Statistics Department Seminar “Identifying condition-specific patterns in large-scale genomic data”

Identifying condition-specific patterns in large-scale genomic data
Tuesday, June 23, 2020 - 4:30pm
Zoom ID 941 3461 3493 (+password)
Qunhua Li (Pennsylvania State University)
Abstract / Description: 

Joint analyses of genomic datasets obtained in multiple different conditions are essential for understanding the biological mechanism that drives tissue-specificity and cell differentiation. But it still remains computationally challenging even when the number of conditions is moderate.

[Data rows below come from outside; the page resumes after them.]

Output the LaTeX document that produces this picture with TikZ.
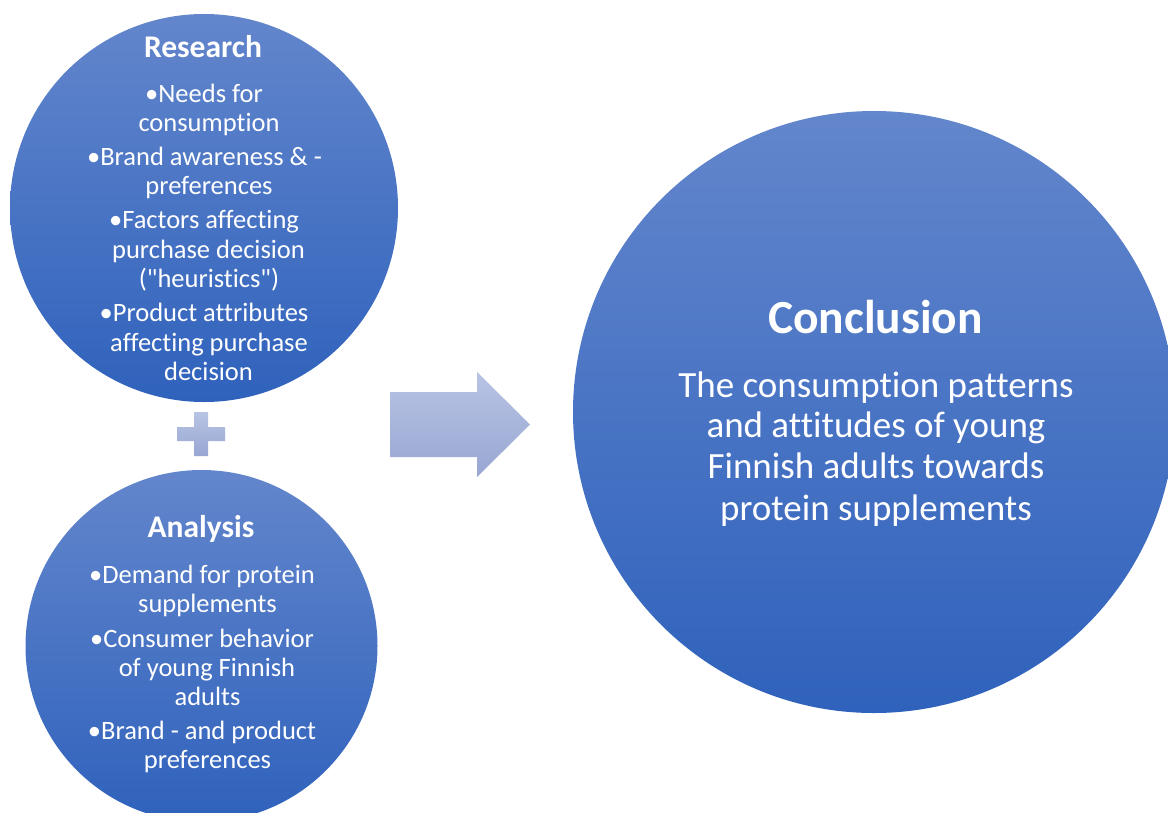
\documentclass[tikz,border=0pt]{standalone}
\usepackage{fontspec}
\setmainfont{Carlito}[Ligatures={TeXOff,CommonOff,ContextualOff}]
\definecolor{circtop}{RGB}{99,134,204}
\definecolor{circbot}{RGB}{47,98,188}
\definecolor{arrtop}{RGB}{184,196,228}
\definecolor{arrbot}{RGB}{152,166,210}
\tikzset{
  bigcirc/.style={circle, inner sep=0pt, draw=none, top color=circtop, bottom color=circbot},
  lightshape/.style={draw=none, top color=arrtop, bottom color=arrbot},
  ln/.style={anchor=base, inner sep=0pt, text=white},
  smalltitle/.style={ln, font=\fontsize{31.5}{36}\selectfont\bfseries},
  smallbody/.style={ln, font=\fontsize{26.5}{30}\selectfont},
  bigtitle/.style={ln, font=\fontsize{47.5}{54}\selectfont\bfseries},
  bigbody/.style={ln, font=\fontsize{37}{42}\selectfont}
}
\begin{document}
\begin{tikzpicture}[x=1pt,y=-1pt]
\clip (0,0) rectangle (1168,812);
\fill[white] (0,0) rectangle (1168,812);
% circles
\node[bigcirc, minimum size=388pt] (research) at (204,208) {};
\node[bigcirc, minimum size=352pt] (analysis) at (201.5,646) {};
\node[bigcirc, minimum size=602pt] (conclusion) at (874,412) {};
% plus sign
\path[lightshape] (194,412) -- (208,412) -- (208,427) -- (225,427) -- (225,441) -- (208,441)
  -- (208,456) -- (194,456) -- (194,441) -- (177,441) -- (177,427) -- (194,427) -- cycle;
% arrow
\path[lightshape] (390,392) -- (477,392) -- (477,372) -- (530,424.5) -- (477,477) -- (477,457)
  -- (390,457) -- cycle;
% Research text
\node[smalltitle] (rtitle) at (203,57) {Research};
\foreach \t/\x/\y [count=\i] in {
  {•Needs for}/204/102,
  {consumption}/209/131,
  {•Brand awareness \& -}/204.5/165,
  {preferences}/209/194,
  {•Factors affecting}/204/228,
  {purchase decision}/208.5/258,
  {("heuristics")}/209/287,
  {•Product attributes}/204/321,
  {affecting purchase}/209/351,
  {decision}/208.5/380}
{\node[smallbody] (r\i) at (\x,\y) {\t};}
% Analysis text
\node[smalltitle] (atitle) at (201,537) {Analysis};
\foreach \t/\x/\y [count=\i] in {
  {•Demand for protein}/202/583,
  {supplements}/207.5/612,
  {•Consumer behavior}/202/647,
  {of young Finnish}/207/676,
  {adults}/207.5/705,
  {•Brand - and product}/202/739,
  {preferences}/207.5/768}
{\node[smallbody] (a\i) at (\x,\y) {\t};}
% Conclusion text
\node[bigtitle] (ctitle) at (875.5,333) {Conclusion};
\foreach \t/\y [count=\i] in {
  {The consumption patterns}/397,
  {and attitudes of young}/437,
  {Finnish adults towards}/478,
  {protein supplements}/520}
{\node[bigbody] (c\i) at (876,\y) {\t};}
\end{tikzpicture}
\end{document}
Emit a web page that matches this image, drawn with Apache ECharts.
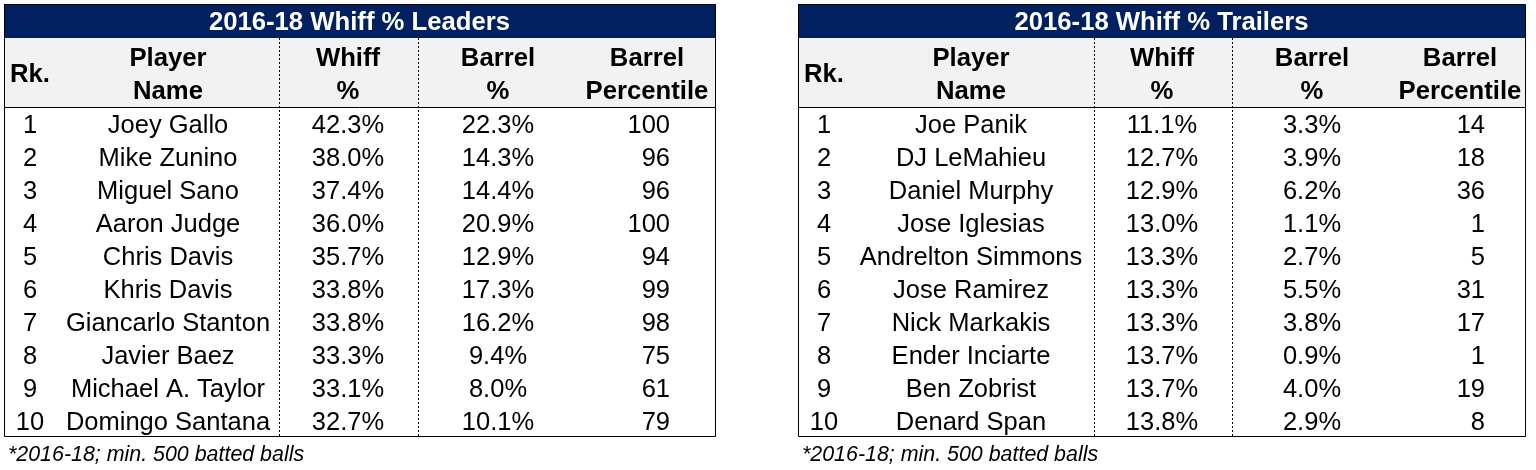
<!DOCTYPE html>
<html>
<head>
<meta charset="utf-8">
<script src="https://cdn.jsdelivr.net/npm/echarts@6/dist/echarts.min.js"></script>
<style>
  html, body { margin: 0; padding: 0; background: #fff; }
  #chart { width: 1536px; height: 470px; }
</style>
</head>
<body>
<div id="chart"></div>
<script>
// column headers (two lines each)
const headers = [['Rk.'], ['Player', 'Name'], ['Whiff', '%'], ['Barrel', '%'], ['Barrel', 'Percentile']]
const footnote = '*2016-18; min. 500 batted balls'

// leaders
const leadersTitle = '2016-18 Whiff % Leaders'
const leadersRank = [1, 2, 3, 4, 5, 6, 7, 8, 9, 10]
const leadersName = ['Joey Gallo', 'Mike Zunino', 'Miguel Sano', 'Aaron Judge', 'Chris Davis',
  'Khris Davis', 'Giancarlo Stanton', 'Javier Baez', 'Michael A. Taylor', 'Domingo Santana']
const leadersWhiff = [42.3, 38.0, 37.4, 36.0, 35.7, 33.8, 33.8, 33.3, 33.1, 32.7]
const leadersBarrel = [22.3, 14.3, 14.4, 20.9, 12.9, 17.3, 16.2, 9.4, 8.0, 10.1]
const leadersPct = [100, 96, 96, 100, 94, 99, 98, 75, 61, 79]

// trailers
const trailersTitle = '2016-18 Whiff % Trailers'
const trailersRank = [1, 2, 3, 4, 5, 6, 7, 8, 9, 10]
const trailersName = ['Joe Panik', 'DJ LeMahieu', 'Daniel Murphy', 'Jose Iglesias', 'Andrelton Simmons',
  'Jose Ramirez', 'Nick Markakis', 'Ender Inciarte', 'Ben Zobrist', 'Denard Span']
const trailersWhiff = [11.1, 12.7, 12.9, 13.0, 13.3, 13.3, 13.3, 13.7, 13.7, 13.8]
const trailersBarrel = [3.3, 3.9, 6.2, 1.1, 2.7, 5.5, 3.8, 0.9, 4.0, 2.9]
const trailersPct = [14, 18, 36, 1, 5, 31, 17, 1, 19, 8]

const tables = [
  { title: leadersTitle, rank: leadersRank, name: leadersName, whiff: leadersWhiff, barrel: leadersBarrel, pct: leadersPct },
  { title: trailersTitle, rank: trailersRank, name: trailersName, whiff: trailersWhiff, barrel: trailersBarrel, pct: trailersPct }
]

// layout (pixels)
const NAVY = '#002060'
const FONT = '"Liberation Sans", Arial, sans-serif'
const TOP = 4, TITLE_H = 34, HEAD_BOTTOM = 107, BOTTOM = 436
const boxes = [
  { x: 4, w: 711, dots: [275, 414], cols: [26, 164, 344, 494, 643], pctRight: 666 },
  { x: 798, w: 727, dots: [296, 434], cols: [26, 173, 364, 514, 662], pctRight: 687 }
]

var chart = echarts.init(document.getElementById('chart'))

var grids = [], xAxes = [], yAxes = [], series = [], graphic = []

boxes.forEach(function (b, t) {
  var tbl = tables[t]
  grids.push({ left: b.x, top: HEAD_BOTTOM, width: b.w, height: BOTTOM - HEAD_BOTTOM, show: false })
  xAxes.push({ type: 'value', gridIndex: t, min: 0, max: b.w, show: false })
  yAxes.push({ type: 'category', gridIndex: t, inverse: true, show: false, data: tbl.rank.map(String) })

  series.push({
    type: 'custom',
    xAxisIndex: t,
    yAxisIndex: t,
    silent: true,
    data: tbl.rank.map(function (r, i) { return [0, i] }),
    renderItem: function (params, api) {
      var i = params.dataIndex
      var y = api.coord([0, i])[1] + 3
      var cells = [String(tbl.rank[i]), tbl.name[i], tbl.whiff[i].toFixed(1) + '%',
        tbl.barrel[i].toFixed(1) + '%', String(tbl.pct[i])]
      return {
        type: 'group',
        children: cells.map(function (c, k) {
          var right = k === 4
          return {
            type: 'text',
            x: api.coord([right ? b.pctRight : b.cols[k], i])[0],
            y: y,
            style: {
              text: c,
              font: '25.5px ' + FONT,
              fill: '#000',
              align: right ? 'right' : 'center',
              verticalAlign: 'middle'
            }
          }
        })
      }
    }
  })

  // title bar and header band
  graphic.push({ type: 'rect', shape: { x: b.x, y: TOP, width: b.w, height: TITLE_H }, style: { fill: NAVY } })
  graphic.push({ type: 'rect', shape: { x: b.x, y: TOP + TITLE_H, width: b.w, height: HEAD_BOTTOM - TOP - TITLE_H }, style: { fill: '#f2f2f2' } })
  graphic.push({
    type: 'text', x: b.x + b.w / 2, y: TOP + TITLE_H / 2 + 2,
    style: { text: tbl.title, font: 'bold 25.7px ' + FONT, fill: '#fff', align: 'center', verticalAlign: 'middle' }
  })
  headers.forEach(function (h, k) {
    var ys = h.length === 1 ? [75] : [59, 92]
    h.forEach(function (line, j) {
      graphic.push({
        type: 'text', x: b.x + b.cols[k], y: ys[j],
        style: { text: line, font: 'bold 25.7px ' + FONT, fill: '#000', align: 'center', verticalAlign: 'middle' }
      })
    })
  })
  // dotted separators
  b.dots.forEach(function (d) {
    graphic.push({
      type: 'line', shape: { x1: b.x + d + 0.5, y1: TOP + TITLE_H, x2: b.x + d + 0.5, y2: BOTTOM },
      style: { stroke: '#000', lineWidth: 1, lineDash: [2, 2] }
    })
  })
  // header rule and outer border
  graphic.push({
    type: 'line', shape: { x1: b.x, y1: HEAD_BOTTOM + 0.5, x2: b.x + b.w, y2: HEAD_BOTTOM + 0.5 },
    style: { stroke: '#000', lineWidth: 1 }
  })
  graphic.push({
    type: 'rect', shape: { x: b.x + 0.5, y: TOP + 0.5, width: b.w, height: BOTTOM - TOP },
    style: { fill: 'none', stroke: '#000', lineWidth: 1 }
  })
  graphic.push({
    type: 'text', x: b.x + 4, y: 455,
    style: { text: footnote, font: 'italic 21.4px ' + FONT, fill: '#000', align: 'left', verticalAlign: 'middle' }
  })
})

chart.setOption({
  animation: false,
  backgroundColor: '#fff',
  grid: grids,
  xAxis: xAxes,
  yAxis: yAxes,
  series: series,
  graphic: graphic
})
</script>
</body>
</html>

I will present CLIMB (Composite LIkelihood eMpirical Bayes), a statistical methodology which learns patterns of condition specificity present in genomic data by leveraging pairwise information. CLIMB provides a generic framework facilitating a host of downstream analyses, such as clustering genomic features sharing similar conditional-specific patterns and identifying which of these features are involved in cell fate commitment. It improves upon existing methods by boosting statistical power to identify biologically meaningful signals while retaining interpretability and computational tractability. We illustrate CLIMB's value on a CTCF ChIP-seq dataset measured in 17 different cell populations and an RNA-seq dataset measured in three committed hematopoietic lineages. These analyses demonstrate that CLIMB captures biologically relevant clusters in the data and improves upon commonly-used pairwise comparisons and unsupervised clusterings typical of genomic analyses.